We want to understand how the time to fix the heap changes as the heap size grows.
Analyze the time complexity of the heapify function below.
function heapify(arr, n, i) {
let largest = i;
let left = 2 * i + 1;
let right = 2 * i + 2;
if (left < n && arr[left] > arr[largest]) {
largest = left;
}
if (right < n && arr[right] > arr[largest]) {
largest = right;
}
if (largest != i) {
swap(arr, i, largest);
heapify(arr, n, largest);
}
}
This code fixes the heap property at index i by moving the value down the tree if needed.
Look for repeated actions that affect time.
- Primary operation: Recursive calls moving down the heap tree.
- How many times: At most, one call per level of the heap, from root to leaf.
The heap is a tree with height roughly log base 2 of the number of elements.

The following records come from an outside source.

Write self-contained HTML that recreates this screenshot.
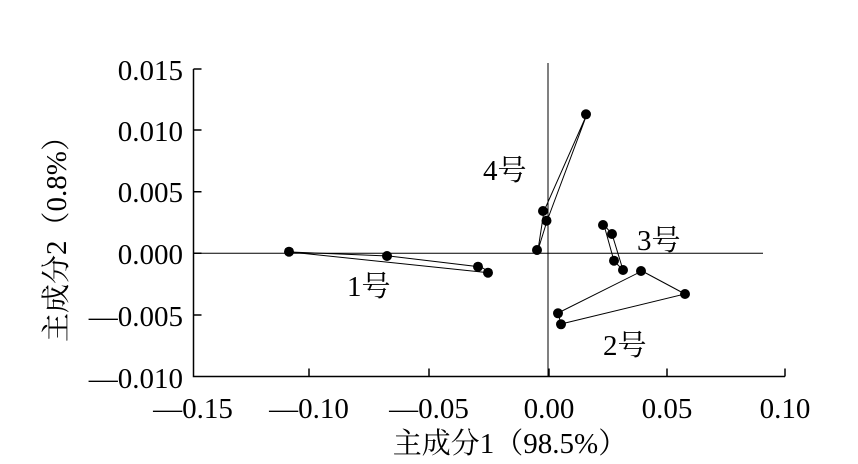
<!DOCTYPE html><html><head><style>body{margin:0;background:#fff}svg{display:block}text{font-family:"Liberation Serif","Noto Serif CJK SC",serif;fill:#000}</style></head><body>
<svg width="858" height="464" viewBox="0 0 858 464">
<g stroke="#000" stroke-width="1.5" fill="none">
<path d="M193.5,69V376.5H785"/>
<path d="M193.5,69h8M193.5,130h8M193.5,191.7h8M193.5,253.3h8M193.5,315h8"/>
<path d="M309,376.5v-8M429,376.5v-8M549,376.5v-8M667,376.5v-8M785,376.5v-8"/>
</g>
<g stroke="#000" stroke-width="1" fill="none">
<path d="M193.5,253.3H763M548,63V376"/>
<polygon points="290,252 389,256 481,267 491,273"/>
<polygon points="538,250 544,211 587,114 547,221"/>
<polygon points="604,225 614,261 623,270 612,234"/>
<polygon points="558,313 642,271 685,294 561,324"/>
</g>
<g fill="#000">
<circle cx="289" cy="251.7" r="5"/><circle cx="387" cy="256" r="5"/><circle cx="478" cy="266.7" r="5"/><circle cx="488" cy="272.7" r="5"/>
<circle cx="537" cy="250" r="5"/><circle cx="543" cy="211" r="5"/><circle cx="546.5" cy="220.7" r="5"/><circle cx="586" cy="114.3" r="5"/>
<circle cx="603" cy="225" r="5"/><circle cx="612" cy="234" r="5"/><circle cx="614" cy="260.7" r="5"/><circle cx="623" cy="270" r="5"/>
<circle cx="641" cy="271" r="5"/><circle cx="685" cy="294" r="5"/><circle cx="558" cy="313.3" r="5"/><circle cx="561" cy="324.3" r="5"/>
</g>
<g font-size="29" text-anchor="end">
<text x="183" y="80">0.015</text><text x="183" y="141">0.010</text><text x="183" y="202">0.005</text><text x="183" y="264">0.000</text><text x="183" y="326">—0.005</text><text x="183" y="388">—0.010</text>
</g>
<g font-size="29" text-anchor="middle">
<text x="193" y="418">—0.15</text><text x="309" y="418">—0.10</text><text x="429" y="418">—0.05</text><text x="549" y="418">0.00</text><text x="667" y="418">0.05</text><text x="785" y="418">0.10</text>
<text x="510" y="453">主成分1（98.5%）</text>
<text transform="translate(66,232) rotate(-90)">主成分2（0.8%）</text>
</g>
<g font-size="29">
<text x="483" y="180">4号</text><text x="637" y="250">3号</text><text x="347" y="296">1号</text><text x="603" y="355">2号</text>
</g>
</svg></body></html>
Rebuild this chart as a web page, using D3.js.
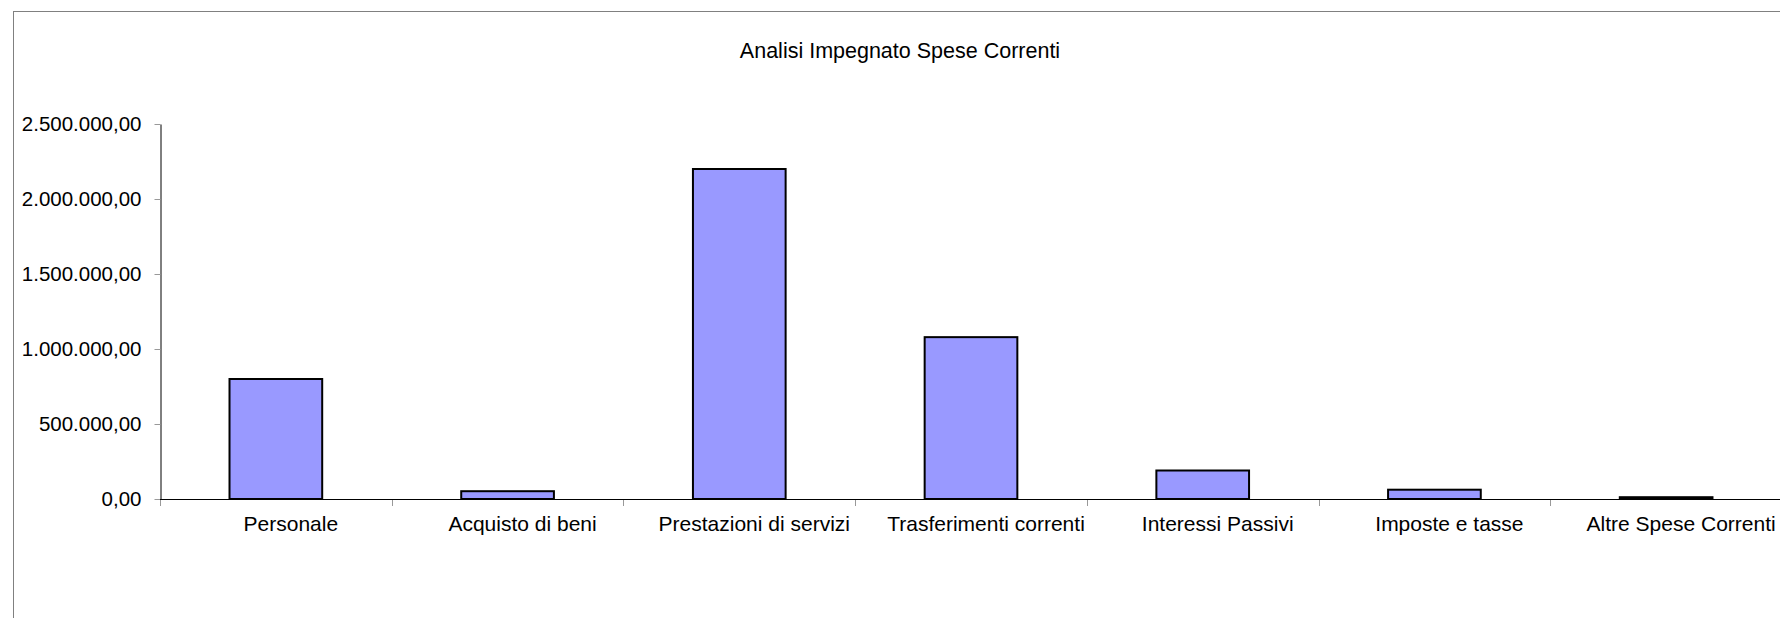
<!DOCTYPE html>
<html>
<head>
<meta charset="utf-8">
<script src="https://cdn.jsdelivr.net/npm/d3@7"></script>
<style>
  html, body { margin: 0; padding: 0; background: #ffffff; }
  svg { display: block; }
  text { font-family: "Liberation Sans", Arial, sans-serif; fill: #000; }
</style>
</head>
<body>
<svg id="chart" width="1780" height="618"></svg>
<script>
// Spese correnti: impegnato per voce di spesa (euro)
const categories = [
  "Personale",
  "Acquisto di beni",
  "Prestazioni di servizi",
  "Trasferimenti correnti",
  "Interessi Passivi",
  "Imposte e tasse",
  "Altre Spese Correnti"
];
const impegnato = [800000, 52000, 2200000, 1079000, 190000, 62000, 12000];
const yTicks = [0, 500000, 1000000, 1500000, 2000000, 2500000];
const chartTitle = "Analisi Impegnato Spese Correnti";

const itLocale = d3.formatLocale({
  decimal: ",", thousands: ".", grouping: [3], currency: ["", " €"]
});
const fmt = itLocale.format(",.2f");

const svg = d3.select("#chart");
const W = 1780, H = 618;

// Frame of the chart area
svg.append("rect")
  .attr("x", 13.5).attr("y", 11.5)
  .attr("width", W).attr("height", H)
  .attr("fill", "#fff")
  .attr("stroke", "#808080").attr("stroke-width", 1);

// Title
svg.append("text")
  .attr("x", 900).attr("y", 57.5)
  .attr("text-anchor", "middle")
  .style("font-size", "21.5px")
  .text(chartTitle);

const plot = { left: 160, right: 1782, top: 124, bottom: 499 };

const x = d3.scaleBand()
  .domain(categories)
  .range([plot.left, plot.right])
  .paddingInner(0.6)
  .paddingOuter(0.3);

const y = d3.scaleLinear()
  .domain([0, 2500000])
  .range([plot.bottom, plot.top]);

// Bars
svg.append("g").selectAll("rect")
  .data(categories.map((c, i) => ({ c, v: impegnato[i] })))
  .join("rect")
  .attr("x", d => x(d.c))
  .attr("y", d => y(d.v))
  .attr("width", x.bandwidth())
  .attr("height", d => y(0) - y(d.v))
  .attr("fill", "#9999ff")
  .attr("stroke", "#000")
  .attr("stroke-width", 2);

// Y axis
const yAxis = svg.append("g")
  .attr("transform", `translate(${plot.left + 0.5},0)`)
  .call(d3.axisLeft(y).tickValues(yTicks).tickFormat(fmt).tickSize(6).tickSizeOuter(0).tickPadding(13));
yAxis.select(".domain").attr("stroke", "#000");
yAxis.selectAll(".tick line").attr("stroke", "#999");
yAxis.selectAll(".tick text")
  .style("font-size", "20.5px")
  .style("font-family", "'Liberation Sans', Arial, sans-serif")
  .attr("fill", "#000");

// X axis: tick marks sit on the boundaries between categories
const step = x.step();
const boundaries = d3.range(categories.length + 1).map(i => plot.left + i * step);
const xg = svg.append("g");
xg.append("line")
  .attr("x1", plot.left).attr("x2", plot.right)
  .attr("y1", plot.bottom + 0.5).attr("y2", plot.bottom + 0.5)
  .attr("stroke", "#000").attr("stroke-width", 1);
xg.selectAll("line.tk")
  .data(boundaries)
  .join("line")
  .attr("class", "tk")
  .attr("x1", d => Math.round(d) + 0.5).attr("x2", d => Math.round(d) + 0.5)
  .attr("y1", plot.bottom + 1).attr("y2", plot.bottom + 7)
  .attr("stroke", "#999");
// Category labels sit slightly right of the bar centres
const labelShift = 15;
xg.selectAll("text")
  .data(categories)
  .join("text")
  .attr("x", d => x(d) + x.bandwidth() / 2 + labelShift)
  .attr("y", 531)
  .attr("text-anchor", "middle")
  .style("font-size", "21px")
  .text(d => d);
</script>
</body>
</html>
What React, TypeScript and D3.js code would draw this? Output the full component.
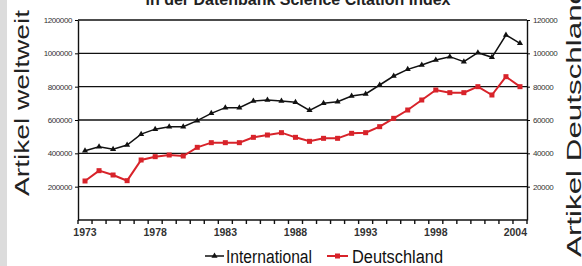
import React, { useRef, useEffect } from "react";
import * as d3 from "d3";

// Artikel in der Datenbank Science Citation Index, 1973-2004
const years = d3.range(1973, 2005);
const international = [
  415000, 440000, 425000, 450000, 515000, 545000, 560000, 560000, 596000, 640000,
  674000, 674000, 714000, 720000, 714000, 706000, 658000, 700000, 710000, 744000,
  756000, 810000, 864000, 904000, 930000, 960000, 980000, 950000, 1004000, 976000,
  1110000, 1060000,
];
const deutschland = [
  23400, 29600, 27000, 23600, 36000, 38000, 39000, 38400, 43600, 46400,
  46400, 46400, 49600, 51000, 52400, 49600, 47200, 49000, 49000, 52000,
  52400, 56000, 61000, 66000, 72000, 78000, 76400, 76400, 80000, 75000,
  86000, 80000,
];
const leftTicks = [200000, 400000, 600000, 800000, 1000000, 1200000];
const rightTicks = [20000, 40000, 60000, 80000, 100000, 120000];
const xLabels = [1973, 1978, 1983, 1988, 1993, 1998, 2004];

function App() {
  const svgRef = useRef<SVGSVGElement>(null);
  const width = 582;
  const height = 266;
  const margin = { top: 20, right: 55, bottom: 46, left: 78 };

  useEffect(() => {
    const svg = d3.select(svgRef.current);
    svg.selectAll("*").remove();

    const x = d3
      .scaleBand<number>()
      .domain(years)
      .range([margin.left, width - margin.right]);
    const cx = (d: number) => (x(d) ?? 0) + x.bandwidth() / 2;
    const yL = d3.scaleLinear().domain([0, 1200000]).range([height - margin.bottom, margin.top]);
    const yR = d3.scaleLinear().domain([0, 120000]).range([height - margin.bottom, margin.top]);
    const bottom = height - margin.bottom;
    const font = "Arial, 'Liberation Sans', sans-serif";

    // grey strip at left edge
    svg.append("rect").attr("x", 0).attr("y", 0).attr("width", 7).attr("height", height).attr("fill", "#dcdcdc");

    // title, mostly cut off at the top edge (as in the source image)
    svg
      .append("text")
      .attr("x", 298)
      .attr("y", 5)
      .attr("text-anchor", "middle")
      .attr("font-family", font)
      .attr("font-weight", "bold")
      .attr("font-size", 16)
      .attr("fill", "#222")
      .text("in der Datenbank Science Citation Index");

    // gridlines
    svg
      .append("g")
      .selectAll("line")
      .data(leftTicks)
      .join("line")
      .attr("x1", margin.left)
      .attr("x2", width - margin.right)
      .attr("y1", (d) => yL(d))
      .attr("y2", (d) => yL(d))
      .attr("stroke", "#111")
      .attr("stroke-width", 1.4);

    // left axis
    svg
      .append("g")
      .attr("transform", `translate(${margin.left},0)`)
      .call(d3.axisLeft(yL).tickValues(leftTicks).tickSize(3).tickSizeOuter(0).tickFormat(d3.format("d")))
      .call((g) => g.select(".domain").attr("stroke", "#111").attr("stroke-width", 1.4))
      .call((g) => g.selectAll("text").attr("font-size", 8).attr("font-family", font).attr("fill", "#333").attr("letter-spacing", -0.4));

    // right axis
    svg
      .append("g")
      .attr("transform", `translate(${width - margin.right},0)`)
      .call(d3.axisRight(yR).tickValues(rightTicks).tickSize(3).tickSizeOuter(0).tickFormat(d3.format("d")))
      .call((g) => g.select(".domain").attr("stroke", "#111").attr("stroke-width", 1.4))
      .call((g) => g.selectAll("text").attr("font-size", 8).attr("font-family", font).attr("fill", "#333").attr("letter-spacing", -0.4));

    // bottom axis with category boundary ticks
    svg
      .append("line")
      .attr("x1", margin.left)
      .attr("x2", width - margin.right)
      .attr("y1", bottom)
      .attr("y2", bottom)
      .attr("stroke", "#111")
      .attr("stroke-width", 1.6);
    const bounds = years.map((d) => x(d) ?? 0).concat([width - margin.right]);
    svg
      .append("g")
      .selectAll("line")
      .data(bounds)
      .join("line")
      .attr("x1", (d) => d)
      .attr("x2", (d) => d)
      .attr("y1", bottom)
      .attr("y2", bottom + 4)
      .attr("stroke", "#111")
      .attr("stroke-width", 1.4);
    svg
      .append("g")
      .selectAll("text")
      .data(xLabels)
      .join("text")
      .attr("x", (d, i) => (i === xLabels.length - 1 ? width - margin.right : cx(d)))
      .attr("y", 236)
      .attr("text-anchor", (d, i) => (i === xLabels.length - 1 ? "end" : "middle"))
      .attr("font-family", font)
      .attr("font-weight", "bold")
      .attr("font-size", 10.5)
      .attr("fill", "#333")
      .text((d) => d);

    // lines
    const lineL = d3.line<number>().x((d, i) => cx(years[i])).y((d) => yL(d));
    const lineR = d3.line<number>().x((d, i) => cx(years[i])).y((d) => yR(d));
    const red = "#d8232a";

    svg
      .append("path")
      .datum(international)
      .attr("fill", "none")
      .attr("stroke", "#111")
      .attr("stroke-width", 1.5)
      .attr("d", lineL);
    svg
      .append("g")
      .selectAll("path")
      .data(international)
      .join("path")
      .attr("transform", (d, i) => `translate(${cx(years[i])},${yL(d)})`)
      .attr("d", d3.symbol(d3.symbolTriangle, 16))
      .attr("fill", "#111");

    svg
      .append("path")
      .datum(deutschland)
      .attr("fill", "none")
      .attr("stroke", red)
      .attr("stroke-width", 2)
      .attr("d", lineR);
    svg
      .append("g")
      .selectAll("rect")
      .data(deutschland)
      .join("rect")
      .attr("x", (d, i) => cx(years[i]) - 2.5)
      .attr("y", (d) => yR(d) - 2.5)
      .attr("width", 5)
      .attr("height", 5)
      .attr("fill", red);

    // axis titles
    svg
      .append("text")
      .attr("transform", "translate(29,103) rotate(-90)")
      .attr("text-anchor", "middle")
      .attr("font-family", font)
      .attr("font-size", 21)
      .attr("textLength", 186)
      .attr("lengthAdjust", "spacingAndGlyphs")
      .attr("fill", "#222")
      .text("Artikel weltweit");
    svg
      .append("text")
      .attr("transform", "translate(581,257) rotate(-90)")
      .attr("text-anchor", "start")
      .attr("font-family", font)
      .attr("font-size", 21)
      .attr("textLength", 270)
      .attr("lengthAdjust", "spacingAndGlyphs")
      .attr("fill", "#222")
      .text("Artikel Deutschland");

    // legend
    const lg = svg.append("g").attr("font-family", font).attr("font-size", 18).attr("fill", "#111");
    lg.append("line").attr("x1", 205).attr("x2", 224).attr("y1", 256).attr("y2", 256).attr("stroke", "#111").attr("stroke-width", 1.5);
    lg.append("path").attr("transform", "translate(214.5,256)").attr("d", d3.symbol(d3.symbolTriangle, 16)).attr("fill", "#111");
    lg.append("text").attr("x", 226).attr("y", 263).attr("textLength", 86).attr("lengthAdjust", "spacingAndGlyphs").text("International");
    lg.append("line").attr("x1", 327).attr("x2", 348).attr("y1", 256).attr("y2", 256).attr("stroke", red).attr("stroke-width", 2);
    lg.append("rect").attr("x", 335).attr("y", 253.5).attr("width", 5).attr("height", 5).attr("fill", red);
    lg.append("text").attr("x", 352).attr("y", 263).attr("textLength", 91).attr("lengthAdjust", "spacingAndGlyphs").text("Deutschland");
  }, []);

  return (
    <div style={{ position: "absolute", left: 0, top: 0 }}>
      <svg ref={svgRef} width={width} height={height} style={{ display: "block", background: "#fff" }} />
    </div>
  );
}

export default App;
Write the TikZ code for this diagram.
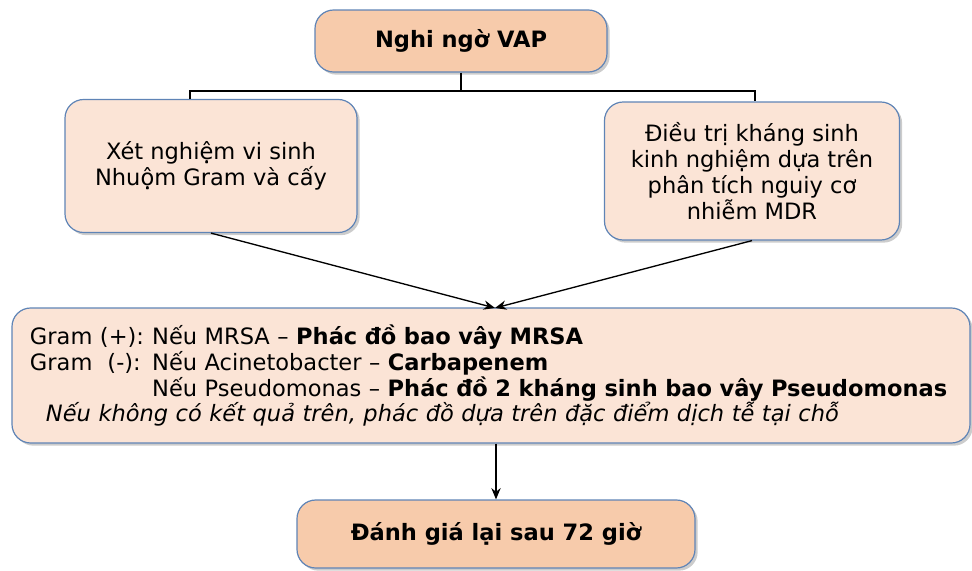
\documentclass[tikz,border=0pt]{standalone}
\usepackage{fontspec}
\setmainfont{DejaVu Sans}
\usetikzlibrary{shadows, arrows.meta}

\definecolor{peach}{HTML}{F7CBAB}
\definecolor{lightpeach}{HTML}{FBE4D6}
\definecolor{boxline}{HTML}{5F84B6}

\tikzset{
	box/.style = {draw=boxline, line width=0.9pt, rounded corners=14pt,
		drop shadow={shadow xshift=2pt, shadow yshift=-2pt, opacity=0.4},
		font=\fontsize{16.9}{19.5}\selectfont, align=center, inner sep=0pt},
	darkbox/.style = {box, fill=peach},
	lightbox/.style = {box, fill=lightpeach},
	link/.style = {line width=1pt},
}

\begin{document}
\begin{tikzpicture}[x=0.75pt, y=-0.75pt, >={Stealth[length=8.5pt, width=7pt]}]
	\useasboundingbox (0,0) rectangle (972,571);

	\node[darkbox, minimum width=292*0.75pt, minimum height=62*0.75pt] (vap) at (461,41)
		{\bfseries Nghi ngờ VAP};
	\node[lightbox, minimum width=292*0.75pt, minimum height=133*0.75pt] (xn) at (211,166)
		{Xét nghiệm vi sinh\\Nhuộm Gram và cấy};
	\node[lightbox, minimum width=295*0.75pt, minimum height=138*0.75pt] (dt) at (752,171)
		{Điều trị kháng sinh\\kinh nghiệm dựa trên\\phân tích nguiy cơ\\nhiễm MDR};
	\node[lightbox, align=left, minimum height=135*0.75pt, text width=922*0.75pt,
		inner xsep=18*0.75pt] (goi) at (491,375.5)
		{\makebox[86pt][l]{Gram (+):} Nếu MRSA -- \textbf{Phác đồ bao vây MRSA}\\
		\makebox[86pt][l]{Gram\ \ (-):} Nếu Acinetobacter -- \textbf{Carbapenem}\\
		\makebox[86pt][l]{} Nếu Pseudomonas -- \textbf{Phác đồ 2 kháng sinh bao vây Pseudomonas}\\
		\hspace*{12pt}\itshape Nếu không có kết quả trên, phác đồ dựa trên đặc điểm dịch tễ tại chỗ};
	\node[darkbox, minimum width=398*0.75pt, minimum height=68*0.75pt] (dg) at (496,534)
		{\bfseries Đánh giá lại sau 72 giờ};

	% nhanh tren
	\coordinate (bus) at (461,91);
	\coordinate (bl) at (190,91);
	\coordinate (br) at (755,91);
	\coordinate (hub) at (495,308);
	\draw[link] (vap.south) -- (bus);
	\draw[link] (xn.north -| bl) -- (bl) -- (br) -- (dt.north -| br);

	\draw[link, ->] (xn.south) -- (hub);
	\draw[link, ->] (dt.south) -- (hub);
	\draw[link, ->] (goi.south -| dg.north) -- (dg.north);
\end{tikzpicture}
\end{document}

| Input Size (n) | Approx. Operations (levels) |
|---|---|
| 10 | About 4 |
| 100 | About 7 |
| 1000 | About 10 |
As the input size grows, the number of steps grows slowly, increasing by one each time the size doubles.
Time Complexity: O(log n)
This means the time to fix the heap grows slowly, proportional to the height of the heap tree.
[X] Wrong: "Heapify takes linear time because it looks at many elements."
[OK] Correct: Heapify only moves down one path in the tree, not all elements, so it takes time proportional to the tree height, not the total number of elements.
Understanding heapify's time complexity helps you explain how heaps efficiently maintain order, a skill valued in many coding challenges and real-world applications.
What if heapify was implemented iteratively instead of recursively? How would the time complexity change?